P.O. Box 5013, Monticello, NY

  12701
(Address of principal executive offices)   (Zip Code)

Registrant’s telephone number, including area code: (845) 807-0001

Not Applicable

(Former name or former address, if changed since last report)

Check the appropriate box below if the Form 8-K filing is intended to simultaneously satisfy the filing obligation to the registrant under any of the following provisions:

 

¨ Written communications pursuant to Rule 425 under the Securities Act (17 CFR 230.425)

 

¨ Soliciting material pursuant to Rule 14a-12 under the Exchange Act (17 CFR 240.14a-12)

 

¨ Pre-commencement communications pursuant to Rule 14d-2(b) under the Exchange Act (17 CFR 240.14d-2(b))

 

¨ Pre-commencement communications pursuant to Rule 13e-4(c) under the Exchange Act (17 CFR 240.13e-4(c))

 

 

 


Item 5.07. Submission of Matters to a Vote of Security Holders.

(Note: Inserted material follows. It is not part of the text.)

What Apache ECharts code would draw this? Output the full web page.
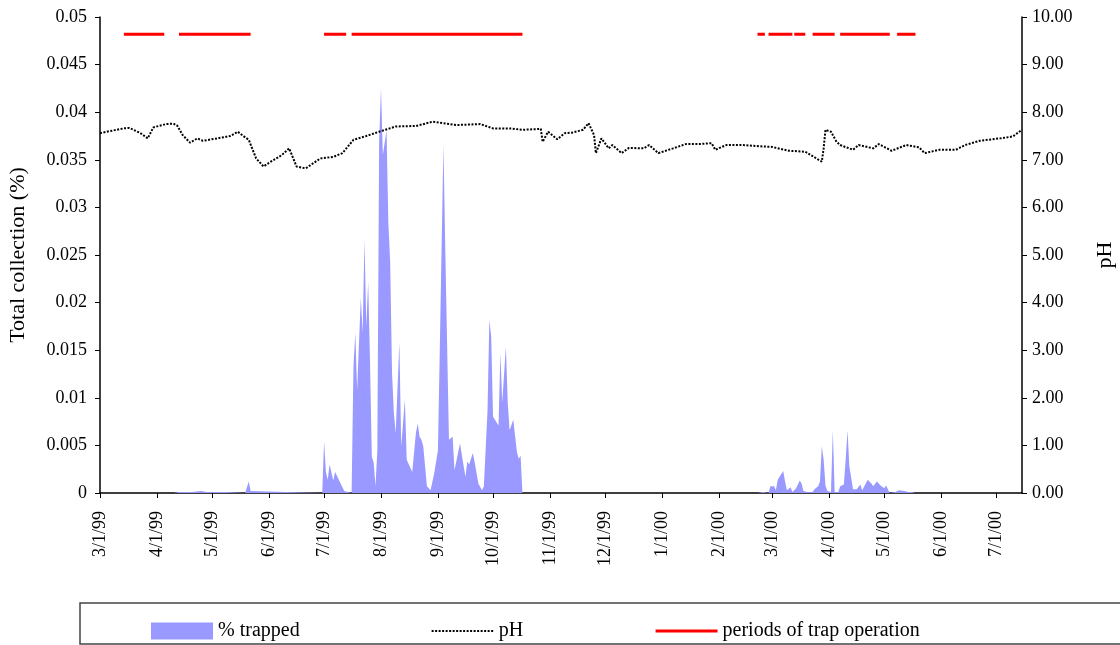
<!DOCTYPE html>
<html>
<head>
<meta charset="utf-8">
<script src="https://cdn.jsdelivr.net/npm/echarts@6/dist/echarts.min.js"></script>
<style>
    html, body { margin: 0; padding: 0; background: #fff; }
    #main { width: 1120px; height: 645px; }
</style>
</head>
<body>
<div id="main"></div>
<script>
// tick labels on the date axis (first of each month)
let monthTicks = ['3/1/99', '4/1/99', '5/1/99', '6/1/99', '7/1/99', '8/1/99', '9/1/99', '10/1/99',
    '11/1/99', '12/1/99', '1/1/00', '2/1/00', '3/1/00', '4/1/00', '5/1/00', '6/1/00', '7/1/00']

// % trapped, day = days after 3/1/99
let trapDay = [0, 40, 43, 50, 55, 56, 58, 69, 79, 80, 81, 82, 83,
    121, 122, 123, 124, 125, 126, 127, 128, 129, 130, 131, 133, 134,
    137, 138, 139, 140, 142, 143, 144, 145, 146, 147, 148, 149, 150, 151, 152, 153, 154, 156, 157, 158, 159, 160,
    161, 162, 163, 164, 165, 166, 167, 168, 170, 172, 173, 174, 175, 176, 178, 180, 182, 184, 185, 187, 188, 190,
    191, 192, 193, 194, 196, 197, 198, 199, 200, 201, 203, 204, 205, 206, 208, 209, 211, 212, 213, 214, 215, 217,
    218, 219, 221, 222, 223, 224, 225, 227, 228, 229, 230,
    358, 361, 364, 365, 367, 368, 369, 370, 372, 373, 374, 375, 376, 377, 379, 380, 381, 382, 383, 385, 388, 389,
    391, 392, 393, 394, 395, 396, 398, 399, 400, 402, 403, 405, 406, 407, 408, 410, 412, 414, 415, 416, 418, 420,
    421, 423, 425, 427, 428, 429, 430, 433, 435, 438, 440, 442, 443, 444, 502]
let trapPct = [0, 0, 0.0001, 0.0001, 0.0002, 0.0003, 0.0001, 0.0001, 0, 0.0006, 0.0012, 0.0002, 0,
    0, 0.0054, 0.0022, 0.0014, 0.003, 0.0028, 0.0013, 0.0022, 0.0018, 0.0016, 0.001, 0.0002, 0,
    0, 0.0133, 0.0168, 0.0108, 0.0205, 0.0168, 0.0266, 0.0175, 0.0222, 0.014, 0.0038, 0.0032, 0.0007, 0.0045, 0.0371, 0.0425, 0.0355, 0.0381, 0.0284, 0.0242, 0.0126, 0.0084,
    0.0063, 0.0065, 0.0158, 0.0049, 0.0049, 0.0098, 0.0035, 0.0037, 0.0022, 0.0063, 0.0073, 0.0059, 0.0056, 0.0049, 0.0007, 0.0003, 0.0021, 0.0045, 0.015, 0.0366, 0.0255, 0.0056,
    0.0056, 0.0059, 0.0024, 0.0024, 0.0052, 0.005, 0.0028, 0.0017, 0.0033, 0.003, 0.0042, 0.0032, 0.0031, 0.001, 0.0003, 0.0007, 0.0087, 0.0182, 0.0164, 0.008, 0.0082, 0.0071,
    0.0147, 0.0095, 0.0154, 0.0095, 0.0066, 0.0066, 0.0077, 0.0043, 0.0036, 0.0039, 0,
    0, 0.0001, 0, 0.0007, 0.0007, 0.0003, 0.0014, 0.0017, 0.0023, 0.0012, 0.0003, 0.0002, 0.0006, 0.0001, 0.0005, 0.0005, 0.0013, 0.001, 0.0002, 0.0001, 0.0001, 0.0004,
    0.0007, 0.0012, 0.0049, 0.0035, 0.0008, 0.0002, 0.0001, 0.0066, 0.0001, 0.0001, 0.0007, 0.0009, 0.0035, 0.0066, 0.0028, 0.0004, 0.0004, 0.0009, 0.0003, 0.0005, 0.0014, 0.001,
    0.0007, 0.0012, 0.0008, 0.0005, 0.0008, 0.0009, 0, 0.0001, 0.0003, 0.0002, 0.0001, 0.0001, 0.0002, 0, 0]

// pH readings
let phDay = [0, 5, 13, 16, 22, 26, 29, 36, 40, 42, 45, 49, 53, 56, 64, 71, 75, 78, 81, 85, 89, 93, 99, 103, 107,
    112, 120, 127, 132, 138, 145, 152, 161, 172, 181, 194, 207, 214, 223, 230, 240, 241, 244, 249, 253, 257, 263,
    266, 269, 270, 273, 277, 279, 284, 288, 296, 299, 304, 312, 319, 326, 333, 335, 341, 350, 357, 366, 375, 384,
    390, 393, 394, 395, 398, 401, 403, 410, 413, 421, 424, 431, 439, 446, 449, 457, 466, 471, 479, 490, 497, 502]
let phValue = [7.56, 7.6, 7.66, 7.67, 7.56, 7.45, 7.68, 7.75, 7.76, 7.72, 7.52, 7.36, 7.45, 7.4, 7.45, 7.5, 7.59, 7.5, 7.42, 7.03, 6.86, 6.96, 7.1, 7.24, 6.86,
    6.82, 7.03, 7.06, 7.14, 7.42, 7.5, 7.59, 7.7, 7.71, 7.8, 7.73, 7.75, 7.66, 7.66, 7.63, 7.65, 7.38, 7.59, 7.43, 7.56, 7.57, 7.63,
    7.77, 7.52, 7.14, 7.45, 7.24, 7.31, 7.14, 7.25, 7.24, 7.31, 7.14, 7.24, 7.33, 7.33, 7.35, 7.21, 7.31, 7.31, 7.29, 7.27, 7.19, 7.17,
    7.03, 6.96, 7.24, 7.63, 7.59, 7.38, 7.31, 7.21, 7.31, 7.24, 7.33, 7.19, 7.31, 7.26, 7.14, 7.21, 7.21, 7.31, 7.4, 7.45, 7.49, 7.63]

// periods of trap operation (start / end day)
let opStart = [13, 43, 122, 137, 358, 364, 378, 388, 403, 434]
let opEnd = [35, 82, 134, 230, 362, 377, 384, 400, 430, 444]
let opLevel = 0.0482

// one category per day, 3/1/99 .. 7/15/00
let days = []
for (let i = 0; i <= 502; i++) {
    let d = new Date(1999, 2, 1 + i)
    days.push((d.getMonth() + 1) + '/' + d.getDate() + '/' + String(d.getFullYear()).slice(2))
}
let isMonthTick = function (idx) {
    return monthTicks.indexOf(days[idx]) >= 0
}

let trapData = trapDay.map((d, i) => [d, trapPct[i]])
let phData = phDay.map((d, i) => [d, phValue[i]])
let opData = []
opStart.forEach((s, i) => {
    opData.push([s, opLevel], [opEnd[i], opLevel], [opEnd[i], '-'])
})

let font = 'Liberation Serif'
let myChart = echarts.init(document.getElementById('main'))
myChart.setOption({
    animation: false,
    textStyle: { fontFamily: font, color: '#000' },
    grid: { left: 100, right: 98, top: 17, bottom: 152, containLabel: false, outerBoundsMode: 'none' },
    legend: {
        left: 146,
        top: 616,
        itemWidth: 62,
        itemHeight: 17,
        itemGap: 131,
        textStyle: { fontFamily: font, fontSize: 20, color: '#000' },
        data: [
            { name: '% trapped', icon: 'rect' },
            { name: 'pH', itemStyle: { opacity: 0 } },
            { name: 'periods of trap operation', itemStyle: { opacity: 0 }, lineStyle: { width: 3 } }
        ]
    },
    graphic: [{
        type: 'rect',
        shape: { x: 80, y: 603, width: 1045, height: 41 },
        style: { fill: 'none', stroke: '#444', lineWidth: 1.5 }
    }],
    xAxis: {
        type: 'category',
        data: days,
        boundaryGap: false,
        axisLine: { lineStyle: { color: '#000', width: 1.5 } },
        axisTick: { interval: isMonthTick, length: 5, lineStyle: { color: '#000' } },
        axisLabel: { interval: isMonthTick, rotate: 90, margin: 18, fontSize: 18, fontFamily: font, color: '#000' },
        splitLine: { show: false }
    },
    yAxis: [{
        type: 'value',
        min: 0,
        max: 0.05,
        interval: 0.005,
        name: 'Total collection (%)',
        nameLocation: 'middle',
        nameGap: 71,
        nameTextStyle: { fontSize: 22, fontFamily: font, color: '#000' },
        axisLine: { show: true, lineStyle: { color: '#000', width: 1.5 } },
        axisTick: { show: true, length: 5, lineStyle: { color: '#000' } },
        axisLabel: { fontSize: 18, fontFamily: font, color: '#000', margin: 13,
            formatter: v => String(+v.toFixed(3)) },
        splitLine: { show: false }
    }, {
        type: 'value',
        min: 0,
        max: 10,
        interval: 1,
        name: 'pH',
        nameLocation: 'middle',
        nameGap: 72,
        nameTextStyle: { fontSize: 22, fontFamily: font, color: '#000' },
        axisLine: { show: true, lineStyle: { color: '#000', width: 1.5 } },
        axisTick: { show: true, length: 5, lineStyle: { color: '#000' } },
        axisLabel: { fontSize: 18, fontFamily: font, color: '#000', margin: 10,
            formatter: v => v.toFixed(2) },
        splitLine: { show: false }
    }],
    series: [{
        name: '% trapped',
        type: 'line',
        data: trapData,
        symbol: 'none',
        lineStyle: { width: 0 },
        itemStyle: { color: '#9999FF' },
        areaStyle: { color: '#9999FF', opacity: 1 },
        z: 1
    }, {
        name: 'pH',
        type: 'line',
        yAxisIndex: 1,
        data: phData,
        symbol: 'none',
        itemStyle: { color: '#000' },
        lineStyle: { color: '#000', width: 2, type: [2, 1.5] },
        z: 3
    }, {
        name: 'periods of trap operation',
        type: 'line',
        data: opData,
        symbol: 'none',
        connectNulls: false,
        itemStyle: { color: '#FF0000' },
        lineStyle: { color: '#FF0000', width: 3 },
        z: 4
    }]
})
</script>
</body>
</html>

On November 11, 2013, the Company held its 2013 Annual Meeting of Stockholders (the “Meeting”) in New York, New York for the purposes of (i) electing six directors to serve on the Board of Directors of the Company for a one year term that expires at the 2014 annual meeting of stockholders or until their respective successors are elected and qualified or until their earlier resignation or removal; (ii) holding an advisory vote on compensation to our named executive officers; and (iii) holding an advisory vote on the frequency of future advisory votes on executive compensation.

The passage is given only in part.